Material provided:
※

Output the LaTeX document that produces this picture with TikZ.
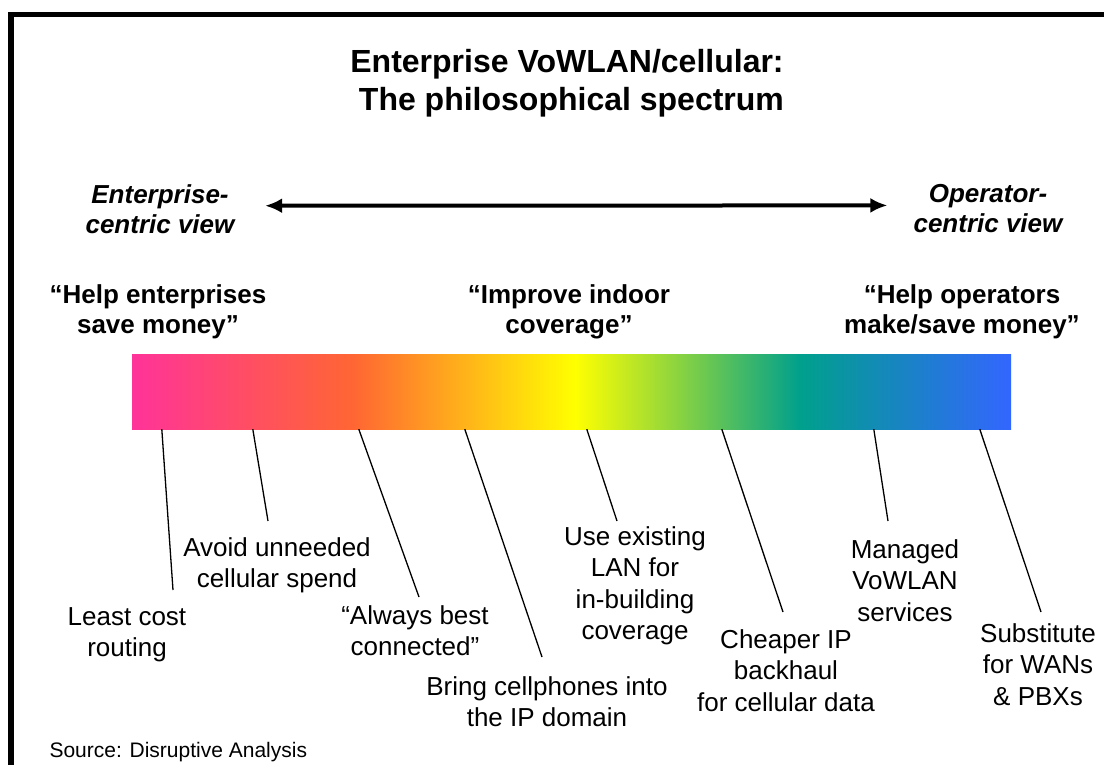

※

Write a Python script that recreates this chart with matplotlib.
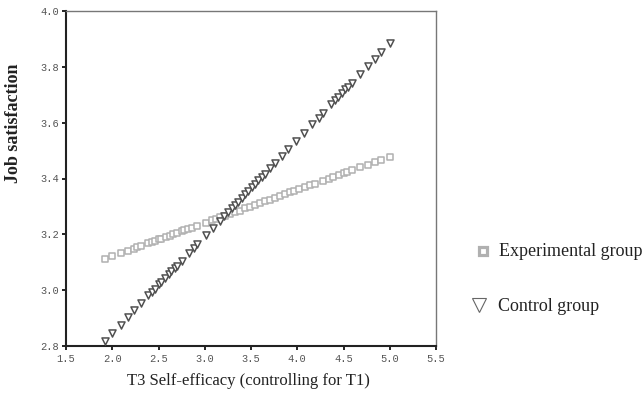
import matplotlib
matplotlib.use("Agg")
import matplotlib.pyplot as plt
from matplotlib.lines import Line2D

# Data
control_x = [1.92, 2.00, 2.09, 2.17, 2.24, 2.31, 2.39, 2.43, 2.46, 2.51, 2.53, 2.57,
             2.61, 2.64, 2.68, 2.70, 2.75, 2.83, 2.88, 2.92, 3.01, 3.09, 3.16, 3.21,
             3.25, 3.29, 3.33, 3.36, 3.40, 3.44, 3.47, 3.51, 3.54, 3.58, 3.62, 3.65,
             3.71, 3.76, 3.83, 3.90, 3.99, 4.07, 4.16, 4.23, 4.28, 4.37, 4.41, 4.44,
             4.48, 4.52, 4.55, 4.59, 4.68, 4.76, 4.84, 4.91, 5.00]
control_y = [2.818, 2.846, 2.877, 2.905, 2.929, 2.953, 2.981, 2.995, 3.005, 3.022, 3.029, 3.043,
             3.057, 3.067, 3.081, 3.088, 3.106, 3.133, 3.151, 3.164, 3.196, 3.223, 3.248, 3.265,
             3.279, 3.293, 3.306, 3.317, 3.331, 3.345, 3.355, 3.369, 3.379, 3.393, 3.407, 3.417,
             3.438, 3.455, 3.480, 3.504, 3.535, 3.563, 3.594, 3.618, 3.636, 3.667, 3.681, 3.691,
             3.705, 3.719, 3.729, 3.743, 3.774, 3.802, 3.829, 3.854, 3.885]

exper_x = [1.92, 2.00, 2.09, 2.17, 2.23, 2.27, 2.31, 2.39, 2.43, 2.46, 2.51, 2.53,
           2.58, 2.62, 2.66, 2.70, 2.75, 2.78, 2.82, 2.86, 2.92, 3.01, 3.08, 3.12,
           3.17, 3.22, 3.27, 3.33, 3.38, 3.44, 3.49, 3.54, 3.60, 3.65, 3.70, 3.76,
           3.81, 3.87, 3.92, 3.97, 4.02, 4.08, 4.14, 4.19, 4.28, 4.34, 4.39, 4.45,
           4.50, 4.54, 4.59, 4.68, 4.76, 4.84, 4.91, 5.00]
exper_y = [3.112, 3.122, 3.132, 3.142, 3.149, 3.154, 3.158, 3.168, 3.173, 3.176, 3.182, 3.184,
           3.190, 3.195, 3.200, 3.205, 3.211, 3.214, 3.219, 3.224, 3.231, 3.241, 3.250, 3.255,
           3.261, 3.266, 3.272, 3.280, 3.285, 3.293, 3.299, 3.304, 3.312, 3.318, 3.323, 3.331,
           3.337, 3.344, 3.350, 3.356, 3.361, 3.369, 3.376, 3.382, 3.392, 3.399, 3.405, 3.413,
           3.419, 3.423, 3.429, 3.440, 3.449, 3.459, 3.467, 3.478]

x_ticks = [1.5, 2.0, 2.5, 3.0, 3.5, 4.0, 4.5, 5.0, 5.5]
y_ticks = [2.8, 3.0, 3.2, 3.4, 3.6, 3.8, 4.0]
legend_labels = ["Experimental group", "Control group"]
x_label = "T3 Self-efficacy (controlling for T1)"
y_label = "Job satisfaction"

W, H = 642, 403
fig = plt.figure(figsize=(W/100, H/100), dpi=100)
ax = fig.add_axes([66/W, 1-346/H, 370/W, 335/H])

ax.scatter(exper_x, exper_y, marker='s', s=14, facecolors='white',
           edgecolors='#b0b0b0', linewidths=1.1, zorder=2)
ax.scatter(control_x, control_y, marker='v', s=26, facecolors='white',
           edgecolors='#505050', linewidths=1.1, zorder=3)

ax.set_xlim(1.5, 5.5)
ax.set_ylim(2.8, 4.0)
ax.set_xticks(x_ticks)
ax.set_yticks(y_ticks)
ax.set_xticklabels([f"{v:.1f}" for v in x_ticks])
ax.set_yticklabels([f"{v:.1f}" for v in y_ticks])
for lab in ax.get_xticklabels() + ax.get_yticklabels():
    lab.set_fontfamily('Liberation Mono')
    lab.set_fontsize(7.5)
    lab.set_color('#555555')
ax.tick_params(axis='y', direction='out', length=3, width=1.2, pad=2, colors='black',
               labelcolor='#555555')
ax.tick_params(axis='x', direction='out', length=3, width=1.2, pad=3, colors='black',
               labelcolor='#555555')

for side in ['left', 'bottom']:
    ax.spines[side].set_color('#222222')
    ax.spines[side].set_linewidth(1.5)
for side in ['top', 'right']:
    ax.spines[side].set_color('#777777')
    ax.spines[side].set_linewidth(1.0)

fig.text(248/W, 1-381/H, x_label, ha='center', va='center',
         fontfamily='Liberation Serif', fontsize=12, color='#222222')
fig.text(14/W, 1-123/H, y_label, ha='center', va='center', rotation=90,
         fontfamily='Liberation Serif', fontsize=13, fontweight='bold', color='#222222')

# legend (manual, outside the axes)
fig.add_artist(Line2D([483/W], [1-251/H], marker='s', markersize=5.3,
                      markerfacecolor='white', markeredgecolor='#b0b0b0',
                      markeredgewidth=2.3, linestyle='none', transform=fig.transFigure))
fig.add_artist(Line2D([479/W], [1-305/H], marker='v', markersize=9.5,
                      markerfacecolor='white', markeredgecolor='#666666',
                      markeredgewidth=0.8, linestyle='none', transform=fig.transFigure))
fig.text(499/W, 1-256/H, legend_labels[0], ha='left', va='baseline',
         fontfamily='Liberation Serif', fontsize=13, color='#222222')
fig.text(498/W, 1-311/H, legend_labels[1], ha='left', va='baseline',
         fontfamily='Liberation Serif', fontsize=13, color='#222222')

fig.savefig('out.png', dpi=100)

※

Requirement:
Above are the records. Copy word for word only their lines from the one holding "Write a Python" through the one holding "from matplotlib.lines import Line2D", both included, and skip the images.

The output:
Write a Python script that recreates this chart with matplotlib.
import matplotlib
matplotlib.use("Agg")
import matplotlib.pyplot as plt
from matplotlib.lines import Line2D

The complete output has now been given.